New York – The fifteen ambassadors of the United Nations Security Council experienced last week Moroccan hospitality and cuisine when they visited West Africa during a mission to observe UN peacekeeping and peace-building operations in Liberia, Cote d’Ivoire and Sierra Leone.
The hospitality of Moroccan peacekeepers stationed in Cote d’Ivoire was revealed in the blog of the United Kingdom’s Ambassador Mark Lyall Grant, who along with his counterpart of Germany, Peter Wittig, provided lively accounts of the Security Council five day visit to the three post-war recovering nations.
The United Nations ambassadors were in western Cote d’Ivoire, a part of the country that saw heavy fighting during the conflict last year between supporters of the former President Laurent Gbagbo and the current President Alassane Ouattara, who the UN had determined won a November 2010 presidential election.

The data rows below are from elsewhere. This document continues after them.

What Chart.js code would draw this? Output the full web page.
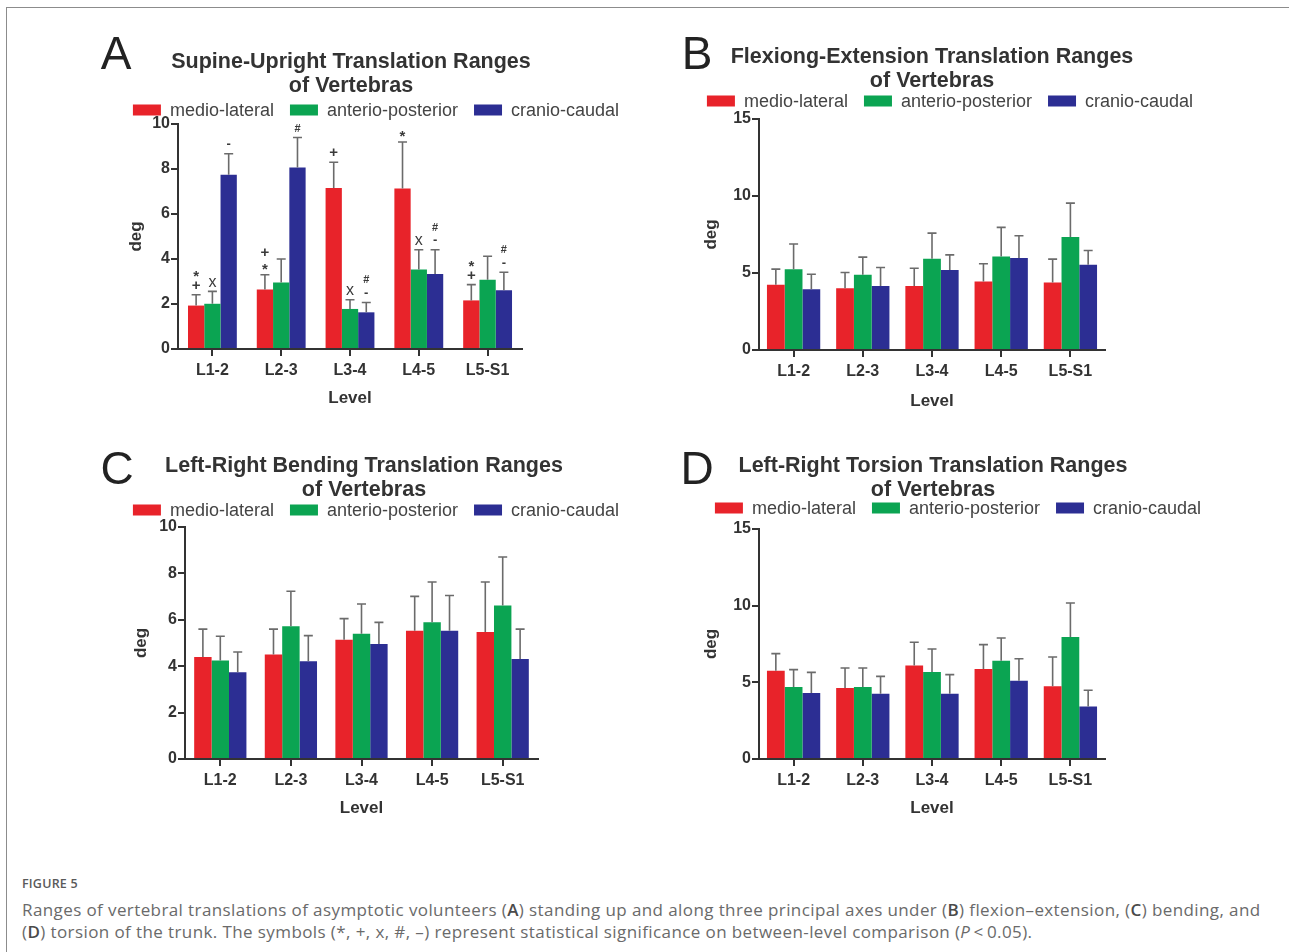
<!DOCTYPE html>
<html>
<head>
<meta charset="utf-8">
<script src="https://cdn.jsdelivr.net/npm/chart.js@4.4.0/dist/chart.umd.min.js"></script>
<style>
  body { margin: 0; background: #fff; width: 1289px; height: 952px; overflow: hidden; position: relative; }
  .frame { position: absolute; left: 6px; top: 7px; width: 1400px; height: 1000px;
           border-left: 1px solid #8c8c8c; border-top: 1px solid #8c8c8c; }
  .panel { position: absolute; }
  .fig-label { position: absolute; left: 22px; top: 875px; font: 600 12.5px "Open Sans", sans-serif;
               color: #5a5a5a; letter-spacing: 0.2px; }
  .caption { position: absolute; left: 22px; top: 899px; font: 400 17px "Open Sans", sans-serif;
             color: #6a6a6a; line-height: 22px; white-space: nowrap; letter-spacing: 0.4px; }
  .caption b { font-weight: 600; color: #4a4a4a; }
</style>
</head>
<body>
<div class="frame"></div>
<div class="fig-label">FIGURE 5</div>
<div class="caption">Ranges of vertebral translations of asymptotic volunteers (<b>A</b>) standing up and along three principal axes under (<b>B</b>) flexion–extension, (<b>C</b>) bending, and<br>(<b>D</b>) torsion of the trunk. The symbols (*, +, x, #, –) represent statistical significance on between-level comparison (<i>P</i>&thinsp;&lt;&thinsp;0.05).</div>

<script>
// ---- data (deg) ----
const levels = ['L1-2', 'L2-3', 'L3-4', 'L4-5', 'L5-S1'];
const seriesNames = ['medio-lateral', 'anterio-posterior', 'cranio-caudal'];
const seriesColors = ['#e8232a', '#0ba452', '#2c2e93'];

const ticks10 = [0, 2, 4, 6, 8, 10];
const ticks15 = [0, 5, 10, 15];

// A: supine-upright
const supMedio = [1.93, 2.64, 7.16, 7.13, 2.16];
const supMedioSD = [0.48, 0.66, 1.14, 2.07, 0.70];
const supAnterio = [2.01, 2.96, 1.78, 3.53, 3.08];
const supAnterioSD = [0.55, 1.04, 0.41, 0.88, 1.04];
const supCranio = [7.75, 8.07, 1.63, 3.33, 2.61];
const supCranioSD = [0.93, 1.33, 0.44, 1.08, 0.80];
// significance marks, top line first
const supMedioMarks = ['*\n+', '+\n*', '+', '*', '*\n+'];
const supAnterioMarks = ['x', '', 'x', 'x', ''];
const supCranioMarks = ['-', '#', '#\n-', '#\n-', '#\n-'];

// B: flexion-extension
const flexMedio = [4.23, 4.01, 4.16, 4.45, 4.38];
const flexMedioSD = [1.02, 1.02, 1.15, 1.15, 1.52];
const flexAnterio = [5.25, 4.88, 5.92, 6.07, 7.33];
const flexAnterioSD = [1.63, 1.15, 1.67, 1.89, 2.21];
const flexCranio = [3.95, 4.16, 5.20, 5.97, 5.53];
const flexCranioSD = [0.97, 1.20, 0.98, 1.45, 0.93];

// C: left-right bending
const bendMedio = [4.40, 4.50, 5.14, 5.53, 5.47];
const bendMedioSD = [1.20, 1.10, 0.91, 1.48, 2.16];
const bendAnterio = [4.25, 5.72, 5.40, 5.89, 6.62];
const bendAnterioSD = [1.04, 1.51, 1.28, 1.74, 2.09];
const bendCranio = [3.74, 4.21, 4.96, 5.53, 4.31];
const bendCranioSD = [0.87, 1.11, 0.93, 1.52, 1.29];

// D: left-right torsion
const torsMedio = [5.76, 4.63, 6.09, 5.87, 4.74];
const torsMedioSD = [1.11, 1.30, 1.52, 1.59, 1.91];
const torsAnterio = [4.70, 4.70, 5.67, 6.41, 7.96];
const torsAnterioSD = [1.13, 1.23, 1.50, 1.48, 2.21];
const torsCranio = [4.30, 4.26, 4.26, 5.11, 3.43];
const torsCranioSD = [1.35, 1.13, 1.24, 1.43, 1.05];

// ---- layout of the four panels (page pixels) ----
const panels = [
  {
    letter: 'A', title: ['Supine-Upright Translation Ranges', 'of Vertebras'],
    values: [supMedio, supAnterio, supCranio], errors: [supMedioSD, supAnterioSD, supCranioSD],
    marks: [supMedioMarks, supAnterioMarks, supCranioMarks], yTicks: ticks10,
    box: { left: 85, top: 20, width: 565, height: 400 },
    plot: { left: 178, right: 522, top: 124, bottom: 349 },
    letterPos: [116, 56], titleX: 351, titleY: 62, legendX: 376, legendY: 110,
    degX: 136, levelY: 398, catPct: 0.71
  },
  {
    letter: 'B', title: ['Flexiong-Extension Translation Ranges', 'of Vertebras'],
    values: [flexMedio, flexAnterio, flexCranio], errors: [flexMedioSD, flexAnterioSD, flexCranioSD],
    marks: null, yTicks: ticks15,
    box: { left: 665, top: 20, width: 600, height: 400 },
    plot: { left: 759, right: 1105, top: 119, bottom: 350 },
    letterPos: [697, 56], titleX: 932, titleY: 57, legendX: 950, legendY: 101,
    degX: 711, levelY: 401, catPct: 0.77
  },
  {
    letter: 'C', title: ['Left-Right Bending Translation Ranges', 'of Vertebras'],
    values: [bendMedio, bendAnterio, bendCranio], errors: [bendMedioSD, bendAnterioSD, bendCranioSD],
    marks: null, yTicks: ticks10,
    box: { left: 85, top: 430, width: 565, height: 400 },
    plot: { left: 185, right: 538, top: 527, bottom: 759 },
    letterPos: [117, 471], titleX: 364, titleY: 466, legendX: 376, legendY: 510,
    degX: 141, levelY: 808, catPct: 0.74
  },
  {
    letter: 'D', title: ['Left-Right Torsion Translation Ranges', 'of Vertebras'],
    values: [torsMedio, torsAnterio, torsCranio], errors: [torsMedioSD, torsAnterioSD, torsCranioSD],
    marks: null, yTicks: ticks15,
    box: { left: 665, top: 430, width: 600, height: 400 },
    plot: { left: 759, right: 1105, top: 529, bottom: 759 },
    letterPos: [697, 471], titleX: 933, titleY: 466, legendX: 958, legendY: 508,
    degX: 711, levelY: 808, catPct: 0.77
  }
];

const ink = '#333';
const markFonts = {
  '*': 'bold 15px "Liberation Sans"',
  '+': 'bold 15px "Liberation Sans"',
  'x': '16px "Liberation Sans"',
  '#': 'bold 11px "Liberation Sans"',
  '-': 'bold 13px "Liberation Sans"'
};

// error bars, significance marks, titles and the legend
function makeDecor(panel) {
  const ox = panel.box.left, oy = panel.box.top;
  return {
    id: 'decor' + panel.letter,
    afterDatasetsDraw(chart) {
      const ctx = chart.ctx;
      const yScale = chart.scales.y;
      ctx.save();
      chart.data.datasets.forEach((ds, i) => {
        chart.getDatasetMeta(i).data.forEach((bar, j) => {
          const top = yScale.getPixelForValue(ds.data[j] + ds.errorBars[j]);
          ctx.strokeStyle = '#6b6b6b';
          ctx.lineWidth = 1.6;
          ctx.beginPath();
          ctx.moveTo(bar.x, bar.y);
          ctx.lineTo(bar.x, top);
          ctx.moveTo(bar.x - 4.5, top);
          ctx.lineTo(bar.x + 4.5, top);
          ctx.stroke();

          const marks = panel.marks ? panel.marks[i][j] : '';
          if (!marks) return;
          ctx.fillStyle = '#3a3a3a';
          ctx.textAlign = 'center';
          ctx.textBaseline = 'middle';
          marks.split('\n').reverse().forEach((m, k) => {
            ctx.font = markFonts[m];
            const dy = m === '*' ? 4 : 0;
            ctx.fillText(m, bar.x, top - 9 - 13 * k + dy);
          });
        });
      });
      ctx.restore();
    },
    afterDraw(chart) {
      const ctx = chart.ctx;
      ctx.save();
      ctx.fillStyle = '#222';
      ctx.textAlign = 'center';
      ctx.textBaseline = 'middle';
      ctx.font = '46px "Liberation Sans"';
      ctx.fillText(panel.letter, panel.letterPos[0] - ox, panel.letterPos[1] - oy);

      ctx.fillStyle = ink;
      ctx.font = 'bold 21.5px "Liberation Sans"';
      panel.title.forEach((line, k) => {
        ctx.fillText(line, panel.titleX - ox, panel.titleY - oy + 24 * k);
      });

      // legend
      ctx.font = '18px "Liberation Sans"';
      const boxW = 28, boxH = 11, gap = 9, spacing = 16;
      const widths = chart.data.datasets.map(ds => ctx.measureText(ds.label).width);
      const total = widths.reduce((s, w) => s + boxW + gap + w, 0) + spacing * (widths.length - 1);
      let x = panel.legendX - ox - total / 2;
      const ly = panel.legendY - oy;
      chart.data.datasets.forEach((ds, i) => {
        ctx.fillStyle = ds.backgroundColor;
        ctx.fillRect(x, ly - boxH / 2, boxW, boxH);
        x += boxW + gap;
        ctx.fillStyle = '#444';
        ctx.textAlign = 'left';
        ctx.fillText(ds.label, x, ly + 1);
        x += widths[i] + spacing;
      });

      // axis titles
      const area = chart.chartArea;
      ctx.fillStyle = ink;
      ctx.textAlign = 'center';
      ctx.font = 'bold 17px "Liberation Sans"';
      ctx.fillText('Level', (area.left + area.right) / 2, panel.levelY - oy);
      ctx.translate(panel.degX - ox, (area.top + area.bottom) / 2);
      ctx.rotate(-Math.PI / 2);
      ctx.fillText('deg', 0, 0);
      ctx.restore();
    }
  };
}

panels.forEach(panel => {
  const wrap = document.createElement('div');
  wrap.className = 'panel';
  wrap.style.left = panel.box.left + 'px';
  wrap.style.top = panel.box.top + 'px';
  const canvas = document.createElement('canvas');
  canvas.width = panel.box.width;
  canvas.height = panel.box.height;
  wrap.appendChild(canvas);
  document.body.appendChild(wrap);

  const yTicks = panel.yTicks;
  const tickFont = { family: 'Liberation Sans', size: 16, weight: 'bold' };

  new Chart(canvas, {
    type: 'bar',
    data: {
      labels: levels,
      datasets: seriesNames.map((name, i) => ({
        label: name,
        data: panel.values[i],
        errorBars: panel.errors[i],
        backgroundColor: seriesColors[i],
        borderWidth: 0,
        barPercentage: 1.0,
        categoryPercentage: panel.catPct
      }))
    },
    options: {
      responsive: false,
      animation: false,
      events: [],
      layout: {
        padding: {
          left: 0,
          top: panel.plot.top - panel.box.top,
          right: panel.box.left + panel.box.width - panel.plot.right,
          bottom: 0
        }
      },
      plugins: {
        legend: { display: false },
        title: { display: false },
        tooltip: { enabled: false }
      },
      scales: {
        x: {
          offset: true,
          grid: { offset: false, drawOnChartArea: false, tickLength: 7, color: ink, lineWidth: 2 },
          border: { color: ink, width: 2 },
          ticks: { color: ink, font: tickFont, padding: 5, maxRotation: 0 },
          afterFit: s => { s.height = panel.box.top + panel.box.height - panel.plot.bottom; }
        },
        y: {
          min: yTicks[0],
          max: yTicks[yTicks.length - 1],
          afterBuildTicks: s => { s.ticks = yTicks.map(v => ({ value: v })); },
          grid: { drawOnChartArea: false, tickLength: 7, color: ink, lineWidth: 2 },
          border: { color: ink, width: 2 },
          ticks: { color: ink, font: tickFont, padding: 1 },
          afterFit: s => { s.width = panel.plot.left - panel.box.left; }
        }
      }
    },
    plugins: [makeDecor(panel)]
  });
});
</script>
</body>
</html>
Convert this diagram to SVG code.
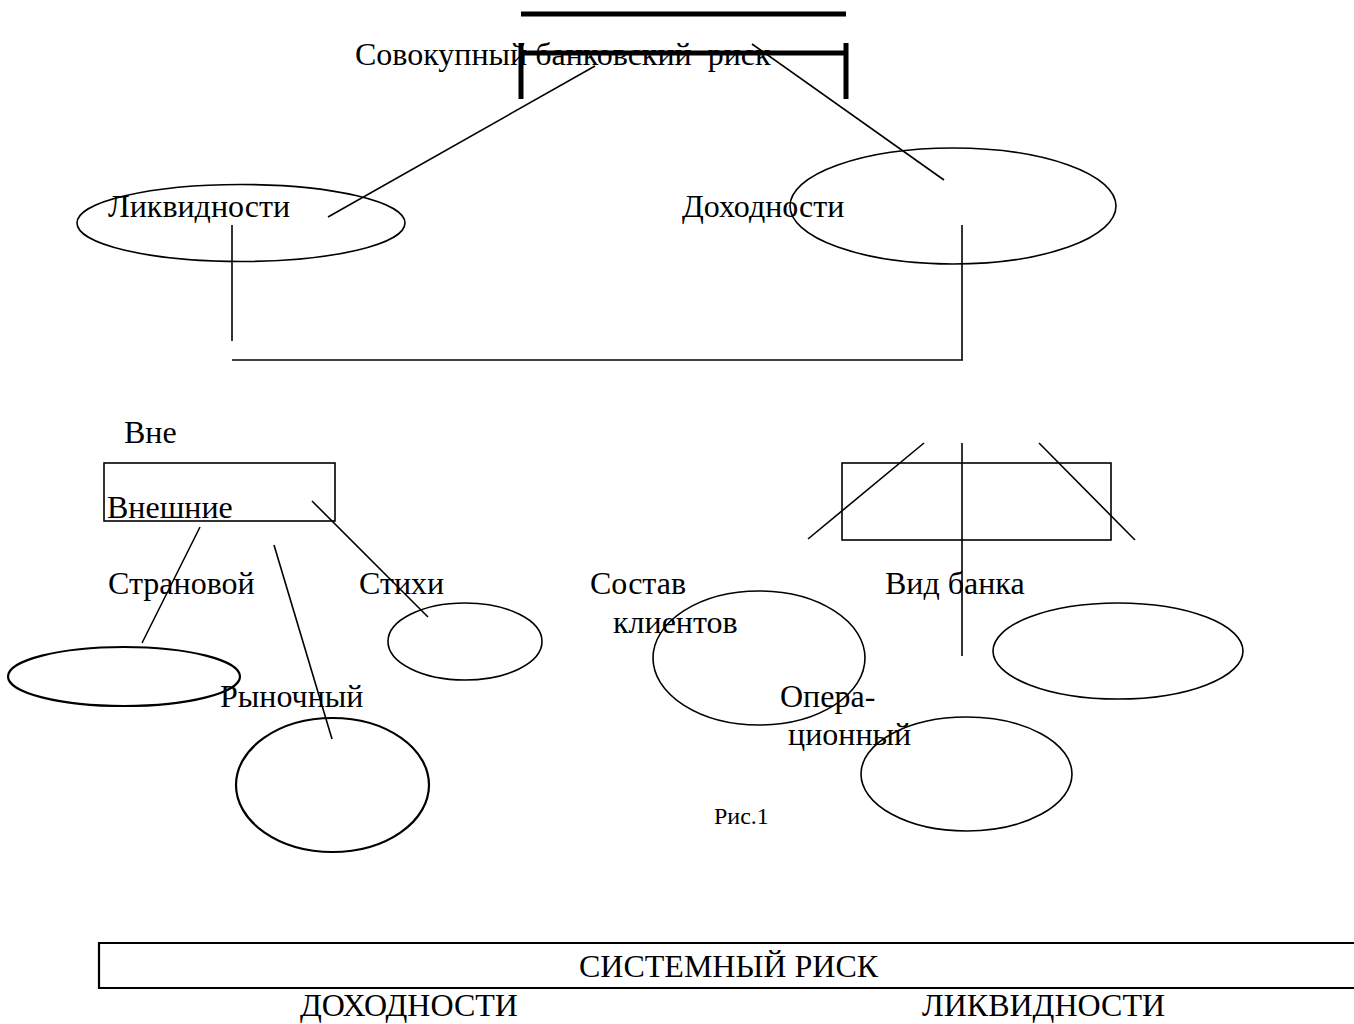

According to the UK’s Lyall Grant, the members had just returned to Guiglo, Cote d’Ivoire from visiting a refugee camp across the border in Liberia. They were due to continue on with further appointments, which made some of his colleagues worry that there would not be time for lunch. But Moroccan peacekeepers, who are part of the Moroccan contingent stationed in Cote d’Ivoire, sprang into action. “All credit then, to the Moroccan battalion in Guiglo who rustled up a couscous dish at short notice, which sustained us for the rest of the day,” wrote Lyall Grant.
The meal prepared by the Moroccans appears to have been enjoyed by the Security Council diplomats. Ambassador Lyall Grant continued in his blog entry, “This probably means that the UK and South Africa (who jointly lead tomorrow’s program in Sierra Leone) will be expected to provide this standard of cuisine.”
According to the figures of the UN Department of Peacekeeping Operations, Morocco provides 1584 peacekeepers to UN peacekeeping operations, who serve in UN missions in Cote d’Ivoire and the Democratic Republic of the Congo.